:: Challenge ::
In the material below, please retype the lines from the very first through the one with "import plotly.graph_objects as go", exactly and without pictures.

:: Source data ::
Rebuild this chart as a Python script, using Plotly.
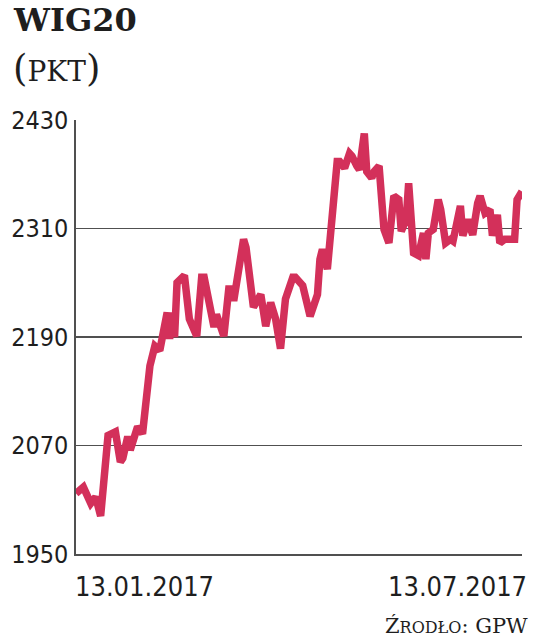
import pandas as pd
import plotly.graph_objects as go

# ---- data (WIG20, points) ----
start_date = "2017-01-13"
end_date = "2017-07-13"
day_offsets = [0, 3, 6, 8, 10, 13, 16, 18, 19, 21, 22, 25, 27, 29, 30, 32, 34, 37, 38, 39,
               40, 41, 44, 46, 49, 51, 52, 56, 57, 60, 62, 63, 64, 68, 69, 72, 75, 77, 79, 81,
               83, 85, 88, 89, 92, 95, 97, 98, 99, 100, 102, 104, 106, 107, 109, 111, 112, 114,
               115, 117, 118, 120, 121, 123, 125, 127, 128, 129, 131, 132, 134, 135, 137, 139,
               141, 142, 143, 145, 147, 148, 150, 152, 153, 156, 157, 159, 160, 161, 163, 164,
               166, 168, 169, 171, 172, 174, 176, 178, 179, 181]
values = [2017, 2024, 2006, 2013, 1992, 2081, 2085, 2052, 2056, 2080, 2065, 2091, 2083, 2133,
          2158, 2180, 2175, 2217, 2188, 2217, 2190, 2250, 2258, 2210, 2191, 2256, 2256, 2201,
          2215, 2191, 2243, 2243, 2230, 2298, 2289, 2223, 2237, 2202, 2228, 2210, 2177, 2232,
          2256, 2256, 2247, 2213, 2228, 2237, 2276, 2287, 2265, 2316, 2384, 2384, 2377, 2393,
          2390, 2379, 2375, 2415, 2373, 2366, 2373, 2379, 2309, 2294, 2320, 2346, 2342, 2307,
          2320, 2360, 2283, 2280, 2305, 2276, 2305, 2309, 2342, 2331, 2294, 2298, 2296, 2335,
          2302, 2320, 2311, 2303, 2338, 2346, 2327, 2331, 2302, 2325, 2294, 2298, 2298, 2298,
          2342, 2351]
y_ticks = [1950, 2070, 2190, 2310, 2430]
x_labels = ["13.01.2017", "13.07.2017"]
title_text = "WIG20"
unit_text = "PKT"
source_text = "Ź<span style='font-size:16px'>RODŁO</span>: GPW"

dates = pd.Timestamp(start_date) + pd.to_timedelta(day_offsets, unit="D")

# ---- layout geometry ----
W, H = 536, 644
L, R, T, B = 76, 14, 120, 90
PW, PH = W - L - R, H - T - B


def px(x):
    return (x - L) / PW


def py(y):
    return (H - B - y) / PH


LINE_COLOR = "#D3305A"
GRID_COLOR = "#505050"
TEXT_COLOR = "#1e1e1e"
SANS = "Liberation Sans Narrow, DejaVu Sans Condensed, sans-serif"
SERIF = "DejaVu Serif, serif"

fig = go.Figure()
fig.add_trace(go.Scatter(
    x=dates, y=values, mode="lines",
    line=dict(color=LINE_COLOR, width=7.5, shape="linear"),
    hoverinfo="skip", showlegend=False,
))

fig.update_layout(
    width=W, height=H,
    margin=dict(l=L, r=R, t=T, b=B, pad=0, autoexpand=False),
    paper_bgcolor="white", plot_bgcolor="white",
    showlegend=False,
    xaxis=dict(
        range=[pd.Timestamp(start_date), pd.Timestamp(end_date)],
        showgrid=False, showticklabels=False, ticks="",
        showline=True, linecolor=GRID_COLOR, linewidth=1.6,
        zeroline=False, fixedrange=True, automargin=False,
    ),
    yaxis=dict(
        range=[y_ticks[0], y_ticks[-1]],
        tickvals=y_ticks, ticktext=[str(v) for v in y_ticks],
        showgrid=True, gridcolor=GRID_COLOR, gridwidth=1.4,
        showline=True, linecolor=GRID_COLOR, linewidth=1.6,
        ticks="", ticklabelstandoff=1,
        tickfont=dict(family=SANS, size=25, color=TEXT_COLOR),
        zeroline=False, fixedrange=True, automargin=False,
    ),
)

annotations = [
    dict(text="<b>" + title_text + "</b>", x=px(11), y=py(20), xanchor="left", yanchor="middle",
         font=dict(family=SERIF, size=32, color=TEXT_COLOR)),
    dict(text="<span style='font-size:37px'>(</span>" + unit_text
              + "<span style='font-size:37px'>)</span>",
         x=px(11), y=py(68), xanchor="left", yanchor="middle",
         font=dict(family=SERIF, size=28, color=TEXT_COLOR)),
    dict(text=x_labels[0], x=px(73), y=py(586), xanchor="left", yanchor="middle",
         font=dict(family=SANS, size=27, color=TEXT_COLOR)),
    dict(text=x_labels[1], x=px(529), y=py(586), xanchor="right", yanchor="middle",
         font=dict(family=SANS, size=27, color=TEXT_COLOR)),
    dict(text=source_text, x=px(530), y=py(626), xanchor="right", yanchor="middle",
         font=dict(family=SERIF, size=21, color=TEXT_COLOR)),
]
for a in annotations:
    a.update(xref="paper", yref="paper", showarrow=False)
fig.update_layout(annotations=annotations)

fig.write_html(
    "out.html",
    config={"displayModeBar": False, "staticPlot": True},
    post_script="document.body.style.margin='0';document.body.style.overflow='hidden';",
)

:: Task output ::
Rebuild this chart as a Python script, using Plotly.
import pandas as pd
import plotly.graph_objects as go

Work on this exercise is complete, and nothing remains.